Sunday, October 16, 2005

Blogging India at the Washington Post

This past weeke the Washington Post began running an interesting piece by Staff Writer, author of Suburban Sahibs, and (former SAJA President) S. Mitra Kalita’s ongoing Washington Post blog, India 2.0, chronicling her eight week trip to India.  Accompanied by photographer Andrea Bruce (see her recent WP Photo Exhibit here), Kalita departed for her trip before the recent earthquake disaster in India and Pakistan.  The scope of her blog looks to be very interesting and falls very-much into line with some of the things we like to focus on here.  Since her departure, and subsequent arrival in Delhi, Mitra has blogged on the departure pangs that many of us go through before leaving for the country of some of our parent’s birth, especially post liberalization of the early 1990s. 

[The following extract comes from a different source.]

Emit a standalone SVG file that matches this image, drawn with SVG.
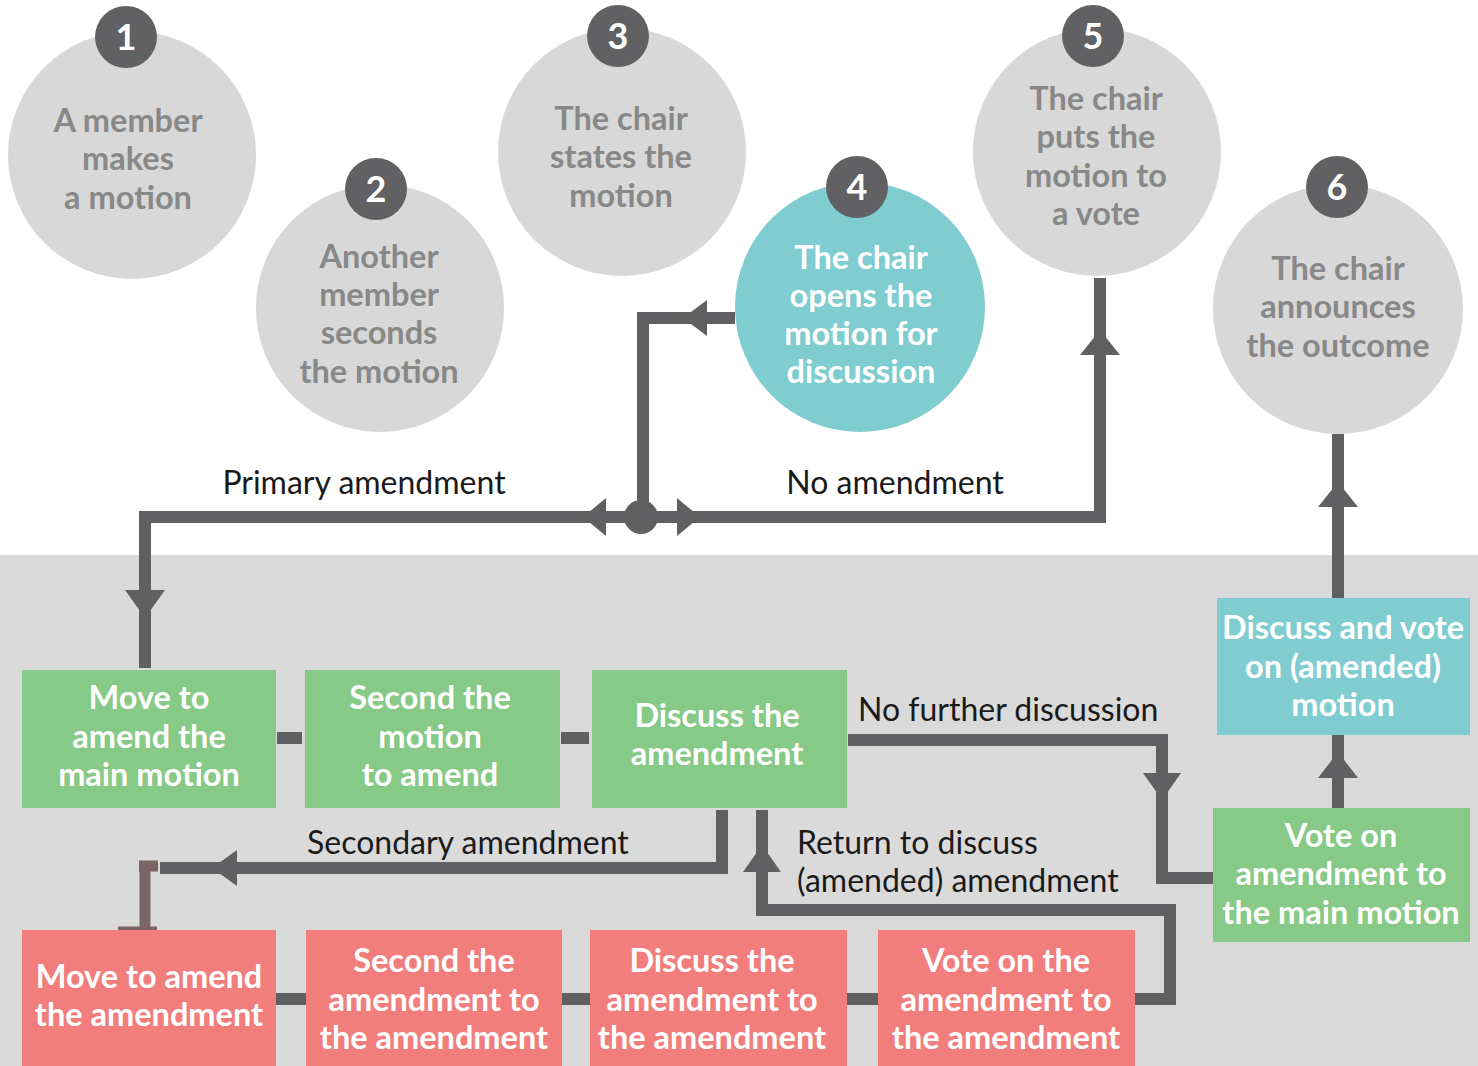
<svg xmlns="http://www.w3.org/2000/svg" width="1478" height="1066" viewBox="0 0 1478 1066">
<defs>
<style>
.circ{fill:#d8d8d8}
.badge{fill:#616163}
.num{font-family:Lato,"Open Sans",sans-serif;font-weight:bold;font-size:36px;fill:#ffffff;text-anchor:middle}
.ct{font-family:Lato,"Open Sans",sans-serif;font-weight:bold;font-size:32.5px;fill:#888888;text-anchor:middle}
.ctw{font-family:Lato,"Open Sans",sans-serif;font-weight:bold;font-size:32.5px;fill:#ffffff;text-anchor:middle}
.bt{font-family:Lato,"Open Sans",sans-serif;font-weight:bold;font-size:32.5px;fill:#ffffff;text-anchor:middle}
.lbl{font-family:Lato,"Open Sans",sans-serif;font-size:32px;fill:#1a1a1a}
.green{fill:#87c986}
.red{fill:#f17e7c}
.teal{fill:#7fcdd0}
.ln{fill:none;stroke:#606062;stroke-width:12;stroke-linejoin:miter}
.ah{fill:#606062}
</style>
</defs>
<rect x="0" y="0" width="1478" height="1066" fill="#ffffff"/>
<rect x="0" y="555" width="1478" height="511" fill="#dadada"/>

<g id="connectors">
<path class="ln" d="M735,318 H643 V517"/>
<polygon class="ah" points="683,318 707,300 707,336"/>
<path class="ln" d="M145,668 V517 H1100 V278"/>
<circle class="ah" cx="641" cy="517" r="17"/>
<polygon class="ah" points="583,517 606,498 606,536"/>
<polygon class="ah" points="700,517 677,498 677,536"/>
<polygon class="ah" points="145,618 125,590 165,590"/>
<polygon class="ah" points="1100,330 1080,355 1120,355"/>
<path class="ln" d="M1338,434 V598"/>
<polygon class="ah" points="1338,482 1318,507 1358,507"/>
<path class="ln" d="M1338,735 V808"/>
<polygon class="ah" points="1338,752 1318,778 1358,778"/>
<path class="ln" d="M848,740 H1162 V878 H1213"/>
<polygon class="ah" points="1162,800 1143,773 1181,773"/>
<path class="ln" d="M722,810 V868 H160"/>
<polygon class="ah" points="212,868 237,850 237,886"/>
<path d="M145,932 V868 M118,932 H157 M139,866 H158" fill="none" stroke="#7b6466" stroke-width="11"/>
<path class="ln" d="M1135,999 H1170 V910 H762 V810"/>
<polygon class="ah" points="762,845 743,872 781,872"/>
<path class="ln" d="M277,738 H302 M561,738 H589"/>
<path class="ln" d="M276,999 H306 M562,999 H590 M847,999 H878"/>
</g>

<g id="n1"><circle class="circ" cx="132" cy="155" r="124"/><circle class="badge" cx="126" cy="37" r="31"/><text class="num" x="126" y="50">1</text>
<text class="ct" x="128" y="132">A member</text><text class="ct" x="128" y="170">makes</text><text class="ct" x="128" y="209">a motion</text></g>
<g id="n2"><circle class="circ" cx="380" cy="308" r="124"/><circle class="badge" cx="376" cy="189" r="31"/><text class="num" x="376" y="202">2</text>
<text class="ct" x="379" y="268">Another</text><text class="ct" x="379" y="306">member</text><text class="ct" x="379" y="344">seconds</text><text class="ct" x="379" y="383">the motion</text></g>
<g id="n3"><circle class="circ" cx="622" cy="152" r="124"/><circle class="badge" cx="618" cy="36" r="31"/><text class="num" x="618" y="49">3</text>
<text class="ct" x="621" y="130">The chair</text><text class="ct" x="621" y="168">states the</text><text class="ct" x="621" y="207">motion</text></g>
<g id="n4"><circle class="teal" cx="860" cy="307" r="125"/><circle class="badge" cx="857" cy="187" r="31"/><text class="num" x="857" y="200">4</text>
<text class="ctw" x="861" y="269">The chair</text><text class="ctw" x="861" y="307">opens the</text><text class="ctw" x="861" y="345">motion for</text><text class="ctw" x="861" y="383">discussion</text></g>
<g id="n5"><circle class="circ" cx="1097" cy="152" r="124"/><circle class="badge" cx="1093" cy="36" r="31"/><text class="num" x="1093" y="49">5</text>
<text class="ct" x="1096" y="110">The chair</text><text class="ct" x="1096" y="148">puts the</text><text class="ct" x="1096" y="187">motion to</text><text class="ct" x="1096" y="225">a vote</text></g>
<g id="n6"><circle class="circ" cx="1338" cy="309" r="125"/><circle class="badge" cx="1337" cy="187" r="31"/><text class="num" x="1337" y="200">6</text>
<text class="ct" x="1338" y="280">The chair</text><text class="ct" x="1338" y="318">announces</text><text class="ct" x="1338" y="357">the outcome</text></g>

<g id="labels">
<text class="lbl" x="364" y="494" text-anchor="middle">Primary amendment</text>
<text class="lbl" x="895" y="494" text-anchor="middle">No amendment</text>
<text class="lbl" x="858" y="721">No further discussion</text>
<text class="lbl" x="307" y="854">Secondary amendment</text>
<text class="lbl" x="797" y="854">Return to discuss</text>
<text class="lbl" x="797" y="892">(amended) amendment</text>
</g>

<g id="g1"><rect class="green" x="22" y="670" width="254" height="138"/><text class="bt" x="149" y="709">Move to</text><text class="bt" x="149" y="748">amend the</text><text class="bt" x="149" y="786">main motion</text></g>
<g id="g2"><rect class="green" x="305" y="670" width="255" height="138"/><text class="bt" x="430" y="709">Second the</text><text class="bt" x="430" y="748">motion</text><text class="bt" x="430" y="786">to amend</text></g>
<g id="g3"><rect class="green" x="592" y="670" width="255" height="138"/><text class="bt" x="717" y="727">Discuss the</text><text class="bt" x="717" y="765">amendment</text></g>
<g id="t1"><rect class="teal" x="1217" y="598" width="253" height="137"/><text class="bt" x="1343" y="639">Discuss and vote</text><text class="bt" x="1343" y="678">on (amended)</text><text class="bt" x="1343" y="716">motion</text></g>
<g id="g4"><rect class="green" x="1213" y="808" width="257" height="134"/><text class="bt" x="1341" y="847">Vote on</text><text class="bt" x="1341" y="885">amendment to</text><text class="bt" x="1341" y="924">the main motion</text></g>

<g id="r1"><rect class="red" x="22" y="930" width="254" height="136"/><text class="bt" x="149" y="988">Move to amend</text><text class="bt" x="149" y="1026">the amendment</text></g>
<g id="r2"><rect class="red" x="306" y="930" width="256" height="136"/><text class="bt" x="434" y="972">Second the</text><text class="bt" x="434" y="1011">amendment to</text><text class="bt" x="434" y="1049">the amendment</text></g>
<g id="r3"><rect class="red" x="590" y="930" width="257" height="136"/><text class="bt" x="712" y="972">Discuss the</text><text class="bt" x="712" y="1011">amendment to</text><text class="bt" x="712" y="1049">the amendment</text></g>
<g id="r4"><rect class="red" x="878" y="930" width="257" height="136"/><text class="bt" x="1006" y="972">Vote on the</text><text class="bt" x="1006" y="1011">amendment to</text><text class="bt" x="1006" y="1049">the amendment</text></g>
</svg>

“Yet again I am surrounded by suitcases and piles of clothing -- the bright pinks and oranges and magentas of East and the tans and blacks and navys of West -- and engaging in the giving and taking that foreshadows the semiannual rite of my hyphenated life: a trip to India.  Will I really wear these jeans? Or should I pack another salwar kameez? What's the point of taking so many saris if I still can't wrap myself in them properly.  These are familiar questions, posed since I was a little girl spending summer vacations in the land of my parents' birth. But as I look around my bedroom, I am struck by a stark difference between then and now.  There are no Nikes. No Walkmans. No Tang. No Pringles. No Guess. No Gap. No Minoltas. No socks. No razor blades. No microwaves (I swear we took one once.) In fact, I am taking no gifts, just a few requested items for my husband's cousin's family, who are hosting me. Among them: a Bose iPod speaker and Livestrong wristbands. I do not have an iPod and didn't know what the heck those bands were. Already, this American cousin feels she has been living in the Dark Ages.”
 She has also blogged on the South Asian earthquake and, the burgeoning mall culture that has taken over, not just India, but from my recent travels to South Asia, Sri Lanka as well.  She writes of a recent mall opening,
“Make no mistake about the "mall" moniker. In India, that means marble floors and glitzy storefront displays. Like many conveniences taken for granted in the West, the Indian counterpart tends to be equally rooted in providing the customer experience. (McDonald's, for example, might have a worker who pumps your ketchup.) So the opening of M.G. 2 (named for its location on Mehrauli Gurgaon Road and because it is adjacent to M.G. 1) served up a heavy dose of pomp and importance alongside glasses of Coke and mineral water, with trays of tofu triangles and asparagus bruschetta circulated by waiters.”